The school that teaches students to say “I can change the world.”
I recently met up with university students at two different events. I asked them to spontaneously describe their experiences in three words. The words used by university students to describe their experiences of primary school education sounded nice: play, recess, idyll, traditions, buddies, music. When I asked them to describe their experiences of primary and lower secondary school education as a whole, the words they chose were a bit gloomier: greyness, rubber potatoes, bullying, monoculture, boredom. Studying at university was described by the following words: lonely, interesting, detachment, self-challenging, insecurity, drifting. Despite the sample being rather limited, some conclusions can be drawn. For instance, the feelings of greyness and insecurity seem to increase in line with the number of years spent at school.
Having people in the world who are capable of tackling thorny issues such as the climate change and being able to find solutions to these issues requires providing more such capabilities through education. Our education system should produce people who have the mindset of “I can change the world”, and who have command over the tools to make change happen. It is about fostering the potential that students inherently have inside them.
In October, I visited the Kaos Pilot school in Aarhus, Denmark. The school’s three-year programme, combining business and design, is equivalent to a Bachelor’s degree in scope but in other respects it is very different from traditional studies at institutions of higher education. The programme is centred on teaching “change makers” the ability to navigate their way through uncertainty and to use it to their advantage, and to also get excited about the opportunities presented by uncertainty and complexity. The studies comprise working on projects with clients and a four-month study period abroad, during which the student works on a “change target” chosen together with the local community. The final year of studies is fully focused on the individual student’s own business idea and personal project.
“The premise here at Kaos Pilot is not really to help us find career employment, but rather that we create our own jobs and perhaps employ a few others in the process,” says Anu Paajanen, who is the only Finnish student at the school.
What is the desired outcome of value creation?
Education at Kaos Pilot is rooted in action rather than theory. At Kaos Pilot, students are evaluated on the basis of four criteria which also serve as the objectives of education: the students are urged to create deep meaning with others, improve themselves as change makers, develop and foster their personalities and co-operate with their local community. Kaos Pilot has set hard goals: to be the best school for the world, with a focus on social change, creative entrepreneurship and personal growth.

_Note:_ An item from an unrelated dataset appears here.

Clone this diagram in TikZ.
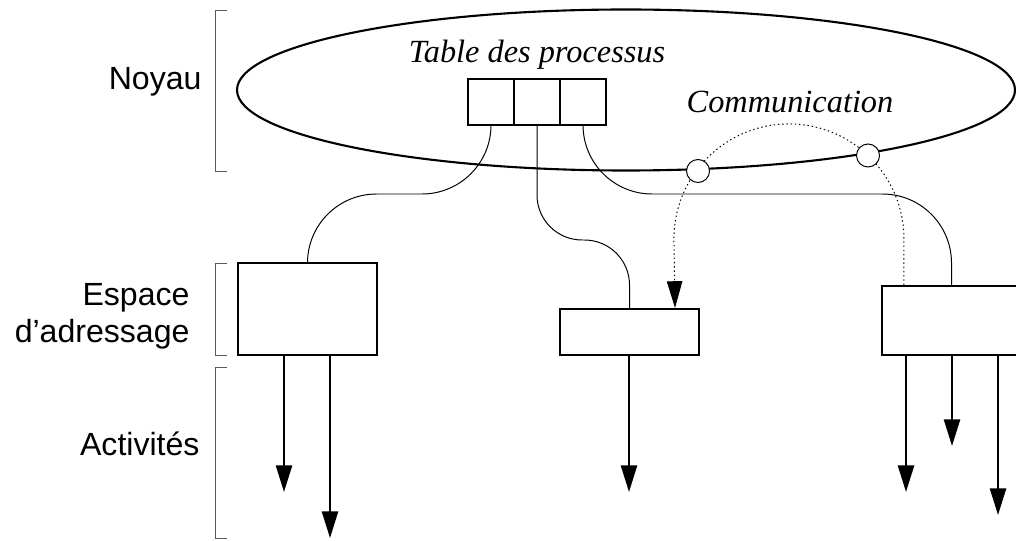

Students have to pay a fee to study at Kaos Pilot and only 38 students are admitted each year. Nevertheless, according to the Head of International Development and Education Design, Simon Kavanagh, compared to an average higher education institution, the school has fewer teachers in relation to the number of students.
“It all starts with creating a close-knit community in which the students are responsible for their own learning, while knowing that assistance is available, provided by the team leaders and other staff, whenever necessary. We care about every one of our students,” stresses Kavanagh.
“Every school and other type of educational institution in the world is faced with the exact same question: how to create commitment, autonomy and room for risk-taking? Social and emotional perspectives and the perspective of leadership skills are lacking from institutions of higher education,” Kavanagh adds.
The spirit of Kaos Pilot was crystallised well in the conversation I had over lunch with Johannes Björkman. He graduated from the school last summer. I asked Johannes what his life had been like after school, and he replied that it was not much different from life during school, because Kaos Pilot is not an institution that is isolated from working life.
“On graduation day, engineering students receive a degree, and then they are considered to be engineers. At Kaos Pilot, everyone is treated as a professional from day one,” says David Jul, who graduated from Kaos Pilot last summer. “Working with clients begins in the first autumn term. Universities have forgotten to ask: how do we create value in our environment? How can we maximise our usefulness?”
Visiting Kaos Pilot was part of Sitra’s international research project for studying the role of education in the transition towards a sustainable well-being society. It is a society that adapts to the limits of Earth’s carrying capacity and where a holistic approach is applied to well-being. Our international team of authors has 14 members.